‘Spatial turn’ in contemporary literary studies

By MING HAIYING / 05-13-2021 / (Chinese Social Sciences Today)

A “spatial turn” has opened up new perspectives for contemporary literary studies and spawned new disciplines such as spatial narratology and literary geography. Photo: CFP


After the second half of the 20th century, a “spatial turn” affected its “own” fields, spaces such as architecture, geography, and urban planning. The concept has also rapidly spread into the fields of philosophy and literature. Such topics as spaces, places, and cartography occupy new frontiers in literary and cultural studies. 

 
Spatial turn 
Philosophers, sociologists, and geographers have profoundly elaborated on the “spatial turn” from their respective disciplinary backgrounds and research perspectives, said Long Diyong, dean of the School of Art at Southeast University.

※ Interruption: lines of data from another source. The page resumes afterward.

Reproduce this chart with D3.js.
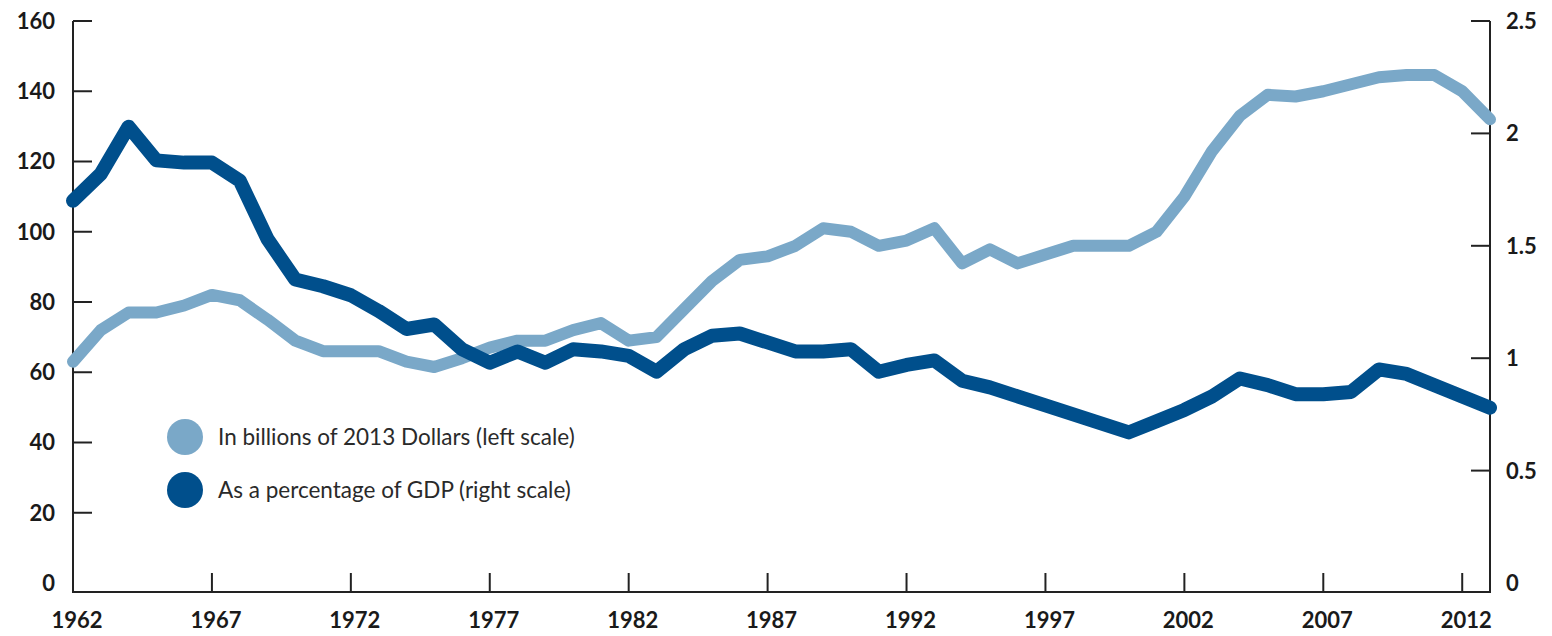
<!DOCTYPE html>
<html>
<head>
<meta charset="utf-8">
<script src="https://cdn.jsdelivr.net/npm/d3@7"></script>
<style>
  html, body { margin: 0; padding: 0; background: #fff; }
  svg { display: block; font-family: Lato, "Open Sans", sans-serif; }
  .tick-label { font-weight: 700; font-size: 22px; fill: #1a1a1a; }
  .legend-label { font-size: 22.5px; fill: #2a2a2a; }
</style>
</head>
<body>
<div id="chart"></div>
<script>
// yearly values
const years = d3.range(1962, 2014);
const billions = [
  63, 72, 77, 77, 79, 82, 80.5, 75, 69, 66,
  66, 66, 63, 61.5, 64, 67, 69, 69, 72, 74,
  69, 70, 78, 86, 92, 93, 96, 101, 100, 96,
  97.5, 101, 91, 95, 91, 93.5, 96, 96, 96, 100,
  110, 123, 133, 139, 138.5, 140, 142, 144, 144.6, 144.6,
  140, 132
];
const gdpShare = [
  1.70, 1.82, 2.03, 1.88, 1.87, 1.87, 1.79, 1.53, 1.35, 1.32,
  1.28, 1.21, 1.13, 1.15, 1.04, 0.98, 1.03, 0.98, 1.04, 1.03,
  1.01, 0.94, 1.04, 1.10, 1.11, 1.07, 1.03, 1.03, 1.04, 0.94,
  0.97, 0.99, 0.90, 0.87, 0.83, 0.79, 0.75, 0.71, 0.67, 0.72,
  0.77, 0.83, 0.91, 0.88, 0.84, 0.84, 0.85, 0.95, 0.93, 0.88,
  0.83, 0.78
];
const xTicks = [1962, 1967, 1972, 1977, 1982, 1987, 1992, 1997, 2002, 2007, 2012];
const leftTicks = [0, 20, 40, 60, 80, 100, 120, 140, 160];
const rightTicks = [0, 0.5, 1, 1.5, 2, 2.5];
const seriesNames = [
  "In billions of 2013 Dollars (left scale)",
  "As a percentage of GDP (right scale)"
];
const seriesColors = ["#7aa8c8", "#004f8c"];

class DualAxisLineChart {
  constructor(config) {
    this.config = {
      parentElement: config.parentElement,
      width: 1552,
      height: 636,
      margin: { top: 21, right: 62, bottom: 53, left: 73 }
    };
    this.initVis();
  }

  initVis() {
    let vis = this;
    const m = vis.config.margin;

    vis.svg = d3.select(vis.config.parentElement)
      .append("svg")
      .attr("width", vis.config.width)
      .attr("height", vis.config.height);

    vis.x = d3.scaleLinear()
      .domain([1962, 2013])
      .range([m.left, vis.config.width - m.right]);

    vis.yLeft = d3.scaleLinear()
      .domain([0, 160])
      .range([vis.config.height - m.bottom, m.top]);

    vis.yRight = d3.scaleLinear()
      .domain([0, 2.5])
      .range([vis.config.height - m.bottom, m.top]);

    // baseline sits a bit below the zero ticks, as in the original
    vis.baseY = vis.yLeft(0) + 9;

    this.drawAxes();
    this.drawLines();
    this.drawLegend();
  }

  drawAxes() {
    let vis = this;
    const x0 = vis.x.range()[0];
    const x1 = vis.x.range()[1];
    const top = vis.yLeft.range()[1];
    const tickLen = 19;

    const axes = vis.svg.append("g")
      .attr("stroke", "#222")
      .attr("stroke-width", 2)
      .attr("fill", "none");

    // frame: left, bottom and right lines
    axes.append("path")
      .attr("d", `M${x0},${top}V${vis.baseY}H${x1}V${top}`);

    // left ticks (point inward)
    axes.selectAll(".lt")
      .data(leftTicks.filter(d => d > 0))
      .join("line")
      .attr("x1", x0).attr("x2", x0 + tickLen)
      .attr("y1", d => vis.yLeft(d)).attr("y2", d => vis.yLeft(d));

    // right ticks
    axes.selectAll(".rt")
      .data(rightTicks.filter(d => d > 0))
      .join("line")
      .attr("x1", x1).attr("x2", x1 - tickLen)
      .attr("y1", d => vis.yRight(d)).attr("y2", d => vis.yRight(d));

    // bottom ticks
    axes.selectAll(".bt")
      .data(xTicks.slice(1))
      .join("line")
      .attr("x1", d => vis.x(d)).attr("x2", d => vis.x(d))
      .attr("y1", vis.baseY).attr("y2", vis.baseY - tickLen);

    vis.svg.append("g").selectAll("text")
      .data(leftTicks)
      .join("text")
      .attr("class", "tick-label")
      .attr("x", x0 - 18)
      .attr("y", d => vis.yLeft(d))
      .attr("dy", "0.36em")
      .attr("text-anchor", "end")
      .text(d => d);

    vis.svg.append("g").selectAll("text")
      .data(rightTicks)
      .join("text")
      .attr("class", "tick-label")
      .attr("x", x1 + 16)
      .attr("y", d => vis.yRight(d))
      .attr("dy", "0.36em")
      .attr("text-anchor", "start")
      .text(d => d);

    vis.svg.append("g").selectAll("text")
      .data(xTicks)
      .join("text")
      .attr("class", "tick-label")
      .attr("x", d => vis.x(d) + 4)
      .attr("y", vis.baseY + 36)
      .attr("text-anchor", "middle")
      .text(d => d);
  }

  drawLines() {
    let vis = this;

    const lineLeft = d3.line()
      .x((d, i) => vis.x(years[i]))
      .y(d => vis.yLeft(d));

    const lineRight = d3.line()
      .x((d, i) => vis.x(years[i]))
      .y(d => vis.yRight(d));

    vis.svg.append("path")
      .datum(billions)
      .attr("fill", "none")
      .attr("stroke", seriesColors[0])
      .attr("stroke-width", 12)
      .attr("stroke-linejoin", "round")
      .attr("stroke-linecap", "round")
      .attr("d", lineLeft);

    vis.svg.append("path")
      .datum(gdpShare)
      .attr("fill", "none")
      .attr("stroke", seriesColors[1])
      .attr("stroke-width", 14)
      .attr("stroke-linejoin", "round")
      .attr("stroke-linecap", "round")
      .attr("d", lineRight);
  }

  drawLegend() {
    let vis = this;
    const legend = vis.svg.append("g")
      .attr("transform", "translate(185, 437)");

    const items = legend.selectAll("g")
      .data(seriesNames)
      .join("g")
      .attr("transform", (d, i) => `translate(0, ${i * 53})`);

    items.append("circle")
      .attr("r", 18)
      .attr("fill", (d, i) => seriesColors[i]);

    items.append("text")
      .attr("class", "legend-label")
      .attr("x", 33)
      .attr("dy", "0.35em")
      .text(d => d);
  }
}

new DualAxisLineChart({ parentElement: "#chart" });
</script>
</body>
</html>
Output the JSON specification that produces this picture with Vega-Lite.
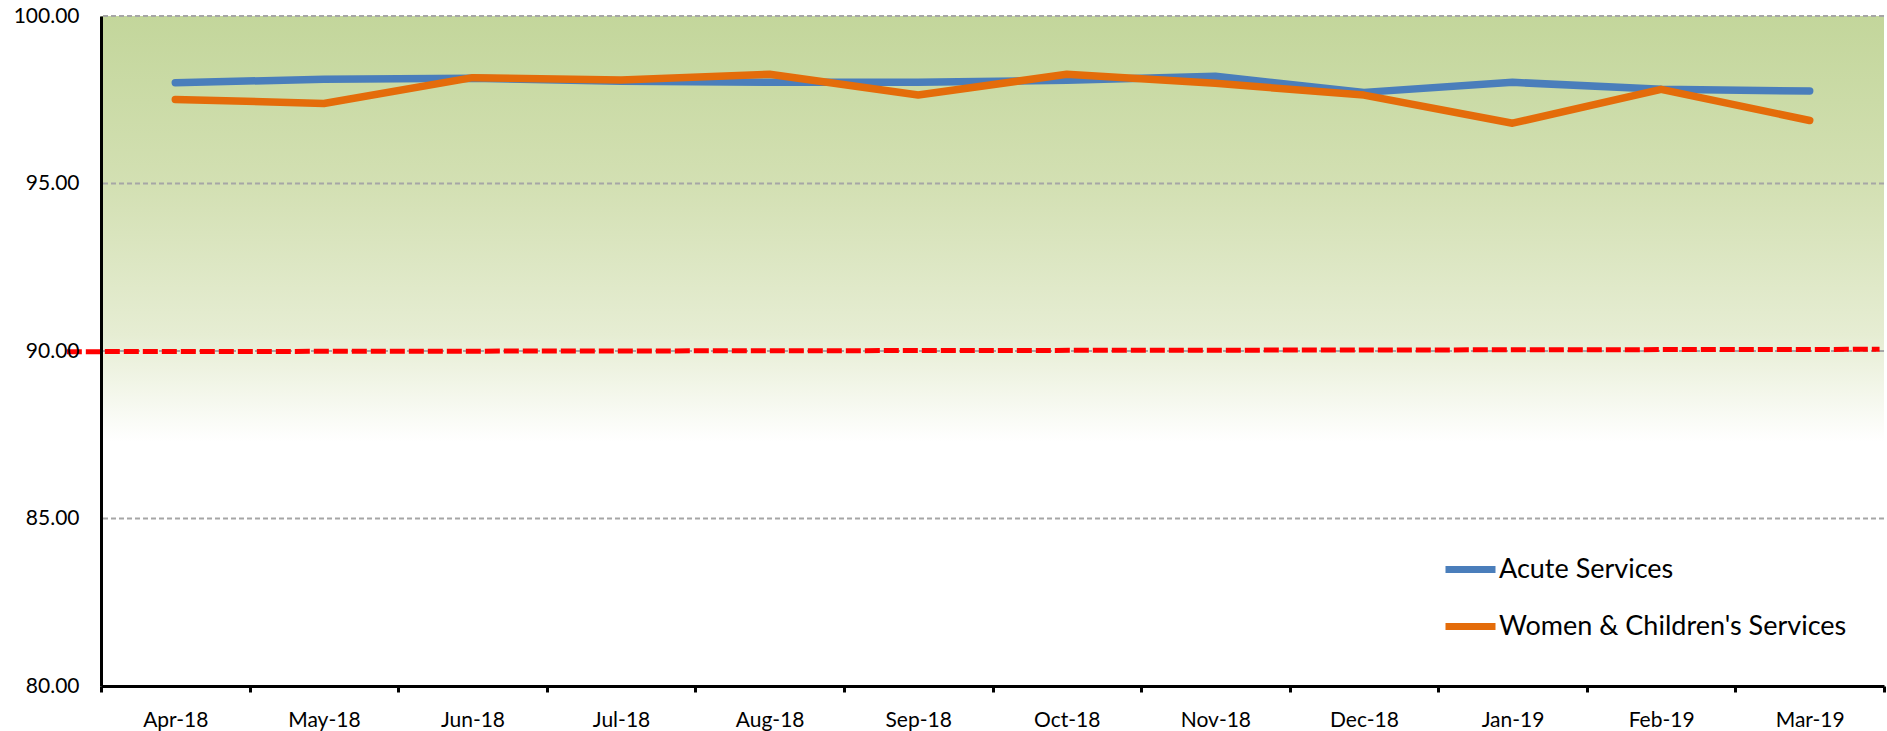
{
  "$schema": "https://vega.github.io/schema/vega-lite/v6.json",
  "width": 1783,
  "height": 670,
  "autosize": {"type": "none"},
  "padding": {"left": 101, "top": 16, "right": 3, "bottom": 45},
  "background": "white",
  "config": {
    "view": {"stroke": null},
    "font": "Lato",
    "axis": {"labelFont": "Lato", "labelColor": "#000000"},
    "legend": {"labelFont": "Lato"}
  },
  "datasets": {
    "band": [{"top": 100, "bottom": 87.3}],
    "grid": [{"v": 85}, {"v": 90}, {"v": 95}, {"v": 100}],
    "target": [{"pos": -0.23, "v": 89.98}, {"pos": 11.97, "v": 90.05}],
    "series": [
      {"month": "Apr-18", "series": "Acute Services", "value": 98.01},
      {"month": "May-18", "series": "Acute Services", "value": 98.11},
      {"month": "Jun-18", "series": "Acute Services", "value": 98.14},
      {"month": "Jul-18", "series": "Acute Services", "value": 98.05},
      {"month": "Aug-18", "series": "Acute Services", "value": 98.02},
      {"month": "Sep-18", "series": "Acute Services", "value": 98.02},
      {"month": "Oct-18", "series": "Acute Services", "value": 98.08},
      {"month": "Nov-18", "series": "Acute Services", "value": 98.2},
      {"month": "Dec-18", "series": "Acute Services", "value": 97.72},
      {"month": "Jan-19", "series": "Acute Services", "value": 98.02},
      {"month": "Feb-19", "series": "Acute Services", "value": 97.81},
      {"month": "Mar-19", "series": "Acute Services", "value": 97.76},
      {"month": "Apr-18", "series": "Women & Children's Services", "value": 97.51},
      {"month": "May-18", "series": "Women & Children's Services", "value": 97.39},
      {"month": "Jun-18", "series": "Women & Children's Services", "value": 98.16},
      {"month": "Jul-18", "series": "Women & Children's Services", "value": 98.09},
      {"month": "Aug-18", "series": "Women & Children's Services", "value": 98.26},
      {"month": "Sep-18", "series": "Women & Children's Services", "value": 97.64},
      {"month": "Oct-18", "series": "Women & Children's Services", "value": 98.26},
      {"month": "Nov-18", "series": "Women & Children's Services", "value": 97.99},
      {"month": "Dec-18", "series": "Women & Children's Services", "value": 97.64},
      {"month": "Jan-19", "series": "Women & Children's Services", "value": 96.8},
      {"month": "Feb-19", "series": "Women & Children's Services", "value": 97.81},
      {"month": "Mar-19", "series": "Women & Children's Services", "value": 96.88}
    ]
  },
  "layer": [
    {
      "data": {"name": "band"},
      "mark": {
        "type": "rect",
        "color": {
          "gradient": "linear", "x1": 0, "y1": 0, "x2": 0, "y2": 1,
          "stops": [
            {"offset": 0, "color": "#C3D69B"},
            {"offset": 0.4, "color": "#D3E0B3"},
            {"offset": 0.75, "color": "#E6EDD3"},
            {"offset": 1, "color": "#FFFFFF"}
          ]
        }
      },
      "encoding": {
        "y": {
          "field": "top", "type": "quantitative",
          "scale": {"domain": [80, 100], "nice": false, "zero": false},
          "axis": {
            "title": null, "values": [80, 85, 90, 95, 100], "format": ".2f",
            "labelFontSize": 21, "labelPadding": 22, "ticks": false,
            "domainColor": "#000000", "domainWidth": 3, "grid": false, "zindex": 1
          }
        },
        "y2": {"field": "bottom"}
      }
    },
    {
      "data": {"name": "grid"},
      "mark": {"type": "rule", "color": "#A6A6A6", "strokeWidth": 2, "strokeDash": [5, 3]},
      "encoding": {
        "y": {"field": "v", "type": "quantitative"}
      }
    },
    {
      "data": {"name": "target"},
      "mark": {"type": "line", "color": "#FF0000", "strokeWidth": 5, "strokeDash": [15, 4]},
      "encoding": {
        "x": {"field": "pos", "type": "quantitative", "scale": {"domain": [0, 12], "nice": false, "zero": false}, "axis": null},
        "y": {"field": "v", "type": "quantitative"}
      }
    },
    {
      "data": {"name": "series"},
      "mark": {"type": "line", "strokeWidth": 7.5, "strokeCap": "round", "strokeJoin": "round"},
      "encoding": {
        "x": {
          "field": "month", "type": "nominal", "sort": null,
          "scale": {"type": "band", "paddingInner": 0, "paddingOuter": 0},
          "axis": {
            "title": null, "labelAngle": 0, "labelFontSize": 21, "labelPadding": 17,
            "domainColor": "#000000", "domainWidth": 3,
            "tickColor": "#000000", "tickWidth": 3, "tickSize": 6, "tickBand": "extent",
            "grid": false, "zindex": 1
          }
        },
        "y": {"field": "value", "type": "quantitative"},
        "color": {
          "field": "series", "type": "nominal",
          "scale": {"domain": ["Acute Services", "Women & Children's Services"], "range": ["#4A7EBB", "#E46C0A"]},
          "legend": {
            "title": null, "orient": "none", "legendX": 1341, "legendY": 525,
            "labelFontSize": 27, "labelColor": "#000000", "labelOffset": 0, "labelLimit": 0,
            "symbolType": "stroke", "symbolSize": 2500, "symbolStrokeWidth": 7,
            "rowPadding": 14
          }
        }
      }
    }
  ],
  "resolve": {"scale": {"x": "independent"}}
}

Michel Foucault, Gaston Bachelard, Henri Lefebvre, Daniel Bell, Fredric Jameson, and David Harvey have pushed the spatial turn forward in the humanities and social sciences. 
 
According to Liu Jin, vice president of Northwest Normal University, space has become a prominent heterogeneous place where various forces such as country, nation, economy, and culture converge. This convergence is the ultimate research goal of contemporary Western spatial theories. Thus, space has become a new platform for performing theories’ critical functions in contemporary contexts. 
 
Literary space is an imaginary and artistic construction via written language, featuring joint participation by writers, texts, and readers, said Fang Ying, a professor from the School of Foreign Languages at Zhejiang Gongshang University. Literary space is a result of linguistic construction, cultural construction, and psychological construction, as well as the construction of relationships. Realizing this can inspire more in-depth discussions about the similarities and differences between literary spaces and other art spaces. 
 
New perspectives 
Impacted by the spatial turn in literature, authors and literary researchers consciously observe things from spatial perspectives, discovering fields neglected in traditional research and opening up new research directions, Long noted. The spatial dimension of narratives, in addition to avoiding traditional unitary narratological research which only examines narrative phenomena on a temporal level, has spawned the new discipline of spatial narratology. This spatial trend in literature has also sparked the emergence of new disciplines such as literary geography and literary cartography. 
 
The spatial turn creates unique perspectives for understanding new concepts in contemporary literary research. It has brought new changes and new trends to literary criticism, said Lu Yang, a professor from the Department of Chinese Language and Literature at Fudan University.
 
Literary research’s spatial turn has intensified researchers’ “spatial” perceptions and “spatial consciousness” when analyzing literature, so that they can make new interpretations of classic texts, Fang added. The process can derive new fields in literary research, such as research on a certain literary topic, a work, a writer, a school, or intellectual trends from a spatial perspective; spatial research on a certain literary genre (travel narratives, utopian fiction, urban literature); and research on relationships between spaces and other literary elements (temporal settings, characters, narrators, perspectives or focuses, themes, ideologies). 
 
With the development of technology, various image formats that arise virtually in social life constitute a “super-real” world in the form of “simulacra” or “iconicity,” which requires the attention of scholars focusing on the literary spatial turn, Long continued. Scholars of spatial narratology should conduct a comprehensive and in-depth analysis of the virtual super-real world and establish a reasonable theoretical system to tackle increasingly urgent real problems. Meanwhile, academia should work on image narration, which is regarded as a “spatial art” in traditional literature and art theories. Against the backdrop of a spatial turn, old literary theory topics can be reexamined from a fresh spatial dimension. 
 
Spatial criticism 
It has become possible to conduct “spatial criticism,” which targets space in a broad sense and carries out interdisciplinary criticism, Lu said. Connections between literary criticism and spatial theory are not limited to an alliance between literature and cultural geography. Once perspectives of cognitive geography and spatial politics are introduced into literary criticism, literary and critical narratives are expected to draw a “humanistic cognitive map” from the outside to the inside.
 
“Spatiality” is a key concept in literary spatial criticism, which is both a research perspective and the core of problem domains, Fang concluded. Research that proceeds with spatiality should be encouraged to improve the construction of contemporary literary theory and literary criticism, systematically illuminating relationships between spatial elements and core issues in literary research. Scholars should take the perspective of “drawing spatiality” to review skyrocketing domestic literary research related to spaces, places, and geography. Additionally, we need to probe theoretical spatial criticism issues from four aspects—distinguishing between different spatial types in the literary world, examining power relations from a spatial perspective, mapping relationship diagrams between spaces and ideologies, and exploring relationships between spaces and existence.